===== INFORMATION SHOWN =====

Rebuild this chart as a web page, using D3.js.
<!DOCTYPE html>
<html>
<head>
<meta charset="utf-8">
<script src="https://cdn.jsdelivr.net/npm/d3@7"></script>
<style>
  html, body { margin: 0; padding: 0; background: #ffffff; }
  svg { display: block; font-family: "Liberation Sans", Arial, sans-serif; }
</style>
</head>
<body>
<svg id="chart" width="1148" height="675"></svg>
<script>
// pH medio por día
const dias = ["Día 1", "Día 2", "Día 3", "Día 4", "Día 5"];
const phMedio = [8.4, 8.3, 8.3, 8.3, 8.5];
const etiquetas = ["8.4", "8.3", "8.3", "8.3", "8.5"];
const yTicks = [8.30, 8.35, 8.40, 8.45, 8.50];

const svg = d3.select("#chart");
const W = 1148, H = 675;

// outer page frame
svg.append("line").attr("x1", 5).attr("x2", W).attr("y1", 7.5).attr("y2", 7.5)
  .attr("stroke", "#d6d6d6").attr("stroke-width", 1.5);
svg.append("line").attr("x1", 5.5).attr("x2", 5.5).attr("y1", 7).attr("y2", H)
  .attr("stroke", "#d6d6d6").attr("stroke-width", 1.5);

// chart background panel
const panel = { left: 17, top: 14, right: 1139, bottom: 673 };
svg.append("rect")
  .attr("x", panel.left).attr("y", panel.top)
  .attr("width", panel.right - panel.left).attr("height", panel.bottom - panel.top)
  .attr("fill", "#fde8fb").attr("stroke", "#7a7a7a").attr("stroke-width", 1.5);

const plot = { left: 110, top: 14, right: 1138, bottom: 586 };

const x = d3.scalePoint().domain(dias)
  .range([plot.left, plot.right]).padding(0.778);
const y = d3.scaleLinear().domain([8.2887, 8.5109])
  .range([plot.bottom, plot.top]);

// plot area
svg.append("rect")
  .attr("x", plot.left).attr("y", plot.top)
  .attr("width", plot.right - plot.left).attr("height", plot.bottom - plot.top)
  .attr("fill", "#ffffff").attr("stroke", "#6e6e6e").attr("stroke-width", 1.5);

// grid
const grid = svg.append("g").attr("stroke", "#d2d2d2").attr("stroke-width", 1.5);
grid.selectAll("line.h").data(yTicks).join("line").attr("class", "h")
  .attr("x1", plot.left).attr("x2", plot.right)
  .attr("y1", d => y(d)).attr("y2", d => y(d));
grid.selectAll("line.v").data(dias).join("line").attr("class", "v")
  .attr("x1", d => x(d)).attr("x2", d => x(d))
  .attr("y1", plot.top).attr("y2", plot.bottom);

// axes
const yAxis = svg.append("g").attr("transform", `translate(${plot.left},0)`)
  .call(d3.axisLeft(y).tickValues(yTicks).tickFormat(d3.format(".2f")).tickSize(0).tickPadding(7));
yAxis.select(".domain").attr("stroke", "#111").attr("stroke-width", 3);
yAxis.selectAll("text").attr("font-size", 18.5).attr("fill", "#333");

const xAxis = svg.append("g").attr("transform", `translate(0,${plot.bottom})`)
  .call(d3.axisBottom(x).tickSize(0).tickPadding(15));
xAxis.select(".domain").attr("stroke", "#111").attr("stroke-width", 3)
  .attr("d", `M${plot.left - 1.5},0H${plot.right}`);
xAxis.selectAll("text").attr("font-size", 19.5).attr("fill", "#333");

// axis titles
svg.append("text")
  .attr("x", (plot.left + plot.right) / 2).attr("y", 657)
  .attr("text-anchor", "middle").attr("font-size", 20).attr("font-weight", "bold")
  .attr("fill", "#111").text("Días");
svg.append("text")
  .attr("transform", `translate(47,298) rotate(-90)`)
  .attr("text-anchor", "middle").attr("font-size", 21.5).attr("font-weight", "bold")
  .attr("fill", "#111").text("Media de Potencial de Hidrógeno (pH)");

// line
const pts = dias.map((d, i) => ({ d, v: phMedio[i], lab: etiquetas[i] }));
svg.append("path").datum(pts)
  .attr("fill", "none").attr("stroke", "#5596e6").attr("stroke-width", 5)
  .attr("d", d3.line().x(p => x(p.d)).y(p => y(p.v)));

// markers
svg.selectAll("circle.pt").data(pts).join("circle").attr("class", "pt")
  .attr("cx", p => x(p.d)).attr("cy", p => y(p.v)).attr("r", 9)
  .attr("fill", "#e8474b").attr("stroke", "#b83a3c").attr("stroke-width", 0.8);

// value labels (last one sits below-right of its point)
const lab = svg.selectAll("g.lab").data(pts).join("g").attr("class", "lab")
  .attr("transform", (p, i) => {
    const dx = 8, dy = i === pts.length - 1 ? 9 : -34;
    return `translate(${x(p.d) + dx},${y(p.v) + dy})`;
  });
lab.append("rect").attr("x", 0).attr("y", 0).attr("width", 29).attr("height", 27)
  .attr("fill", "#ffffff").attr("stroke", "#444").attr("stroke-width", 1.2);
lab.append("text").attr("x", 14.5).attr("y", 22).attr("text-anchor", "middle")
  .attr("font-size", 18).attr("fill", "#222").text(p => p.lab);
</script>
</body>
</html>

=====

WORK TO COMPLETE |
Emit the full listing verbatim.

OUTPUT OF THE EXERCISE |
Rebuild this chart as a web page, using D3.js.
<!DOCTYPE html>
<html>
<head>
<meta charset="utf-8">
<script src="https://cdn.jsdelivr.net/npm/d3@7"></script>
<style>
  html, body { margin: 0; padding: 0; background: #ffffff; }
  svg { display: block; font-family: "Liberation Sans", Arial, sans-serif; }
</style>
</head>
<body>
<svg id="chart" width="1148" height="675"></svg>
<script>
// pH medio por día
const dias = ["Día 1", "Día 2", "Día 3", "Día 4", "Día 5"];
const phMedio = [8.4, 8.3, 8.3, 8.3, 8.5];
const etiquetas = ["8.4", "8.3", "8.3", "8.3", "8.5"];
const yTicks = [8.30, 8.35, 8.40, 8.45, 8.50];

const svg = d3.select("#chart");
const W = 1148, H = 675;

// outer page frame
svg.append("line").attr("x1", 5).attr("x2", W).attr("y1", 7.5).attr("y2", 7.5)
  .attr("stroke", "#d6d6d6").attr("stroke-width", 1.5);
svg.append("line").attr("x1", 5.5).attr("x2", 5.5).attr("y1", 7).attr("y2", H)
  .attr("stroke", "#d6d6d6").attr("stroke-width", 1.5);

// chart background panel
const panel = { left: 17, top: 14, right: 1139, bottom: 673 };
svg.append("rect")
  .attr("x", panel.left).attr("y", panel.top)
  .attr("width", panel.right - panel.left).attr("height", panel.bottom - panel.top)
  .attr("fill", "#fde8fb").attr("stroke", "#7a7a7a").attr("stroke-width", 1.5);

const plot = { left: 110, top: 14, right: 1138, bottom: 586 };

const x = d3.scalePoint().domain(dias)
  .range([plot.left, plot.right]).padding(0.778);
const y = d3.scaleLinear().domain([8.2887, 8.5109])
  .range([plot.bottom, plot.top]);

// plot area
svg.append("rect")
  .attr("x", plot.left).attr("y", plot.top)
  .attr("width", plot.right - plot.left).attr("height", plot.bottom - plot.top)
  .attr("fill", "#ffffff").attr("stroke", "#6e6e6e").attr("stroke-width", 1.5);

// grid
const grid = svg.append("g").attr("stroke", "#d2d2d2").attr("stroke-width", 1.5);
grid.selectAll("line.h").data(yTicks).join("line").attr("class", "h")
  .attr("x1", plot.left).attr("x2", plot.right)
  .attr("y1", d => y(d)).attr("y2", d => y(d));
grid.selectAll("line.v").data(dias).join("line").attr("class", "v")
  .attr("x1", d => x(d)).attr("x2", d => x(d))
  .attr("y1", plot.top).attr("y2", plot.bottom);

// axes
const yAxis = svg.append("g").attr("transform", `translate(${plot.left},0)`)
  .call(d3.axisLeft(y).tickValues(yTicks).tickFormat(d3.format(".2f")).tickSize(0).tickPadding(7));
yAxis.select(".domain").attr("stroke", "#111").attr("stroke-width", 3);
yAxis.selectAll("text").attr("font-size", 18.5).attr("fill", "#333");

const xAxis = svg.append("g").attr("transform", `translate(0,${plot.bottom})`)
  .call(d3.axisBottom(x).tickSize(0).tickPadding(15));
xAxis.select(".domain").attr("stroke", "#111").attr("stroke-width", 3)
  .attr("d", `M${plot.left - 1.5},0H${plot.right}`);
xAxis.selectAll("text").attr("font-size", 19.5).attr("fill", "#333");

// axis titles
svg.append("text")
  .attr("x", (plot.left + plot.right) / 2).attr("y", 657)
  .attr("text-anchor", "middle").attr("font-size", 20).attr("font-weight", "bold")
  .attr("fill", "#111").text("Días");
svg.append("text")
  .attr("transform", `translate(47,298) rotate(-90)`)
  .attr("text-anchor", "middle").attr("font-size", 21.5).attr("font-weight", "bold")
  .attr("fill", "#111").text("Media de Potencial de Hidrógeno (pH)");

// line
const pts = dias.map((d, i) => ({ d, v: phMedio[i], lab: etiquetas[i] }));
svg.append("path").datum(pts)
  .attr("fill", "none").attr("stroke", "#5596e6").attr("stroke-width", 5)
  .attr("d", d3.line().x(p => x(p.d)).y(p => y(p.v)));

// markers
svg.selectAll("circle.pt").data(pts).join("circle").attr("class", "pt")
  .attr("cx", p => x(p.d)).attr("cy", p => y(p.v)).attr("r", 9)
  .attr("fill", "#e8474b").attr("stroke", "#b83a3c").attr("stroke-width", 0.8);

// value labels (last one sits below-right of its point)
const lab = svg.selectAll("g.lab").data(pts).join("g").attr("class", "lab")
  .attr("transform", (p, i) => {
    const dx = 8, dy = i === pts.length - 1 ? 9 : -34;
    return `translate(${x(p.d) + dx},${y(p.v) + dy})`;
  });
lab.append("rect").attr("x", 0).attr("y", 0).attr("width", 29).attr("height", 27)
  .attr("fill", "#ffffff").attr("stroke", "#444").attr("stroke-width", 1.2);
lab.append("text").attr("x", 14.5).attr("y", 22).attr("text-anchor", "middle")
  .attr("font-size", 18).attr("fill", "#222").text(p => p.lab);
</script>
</body>
</html>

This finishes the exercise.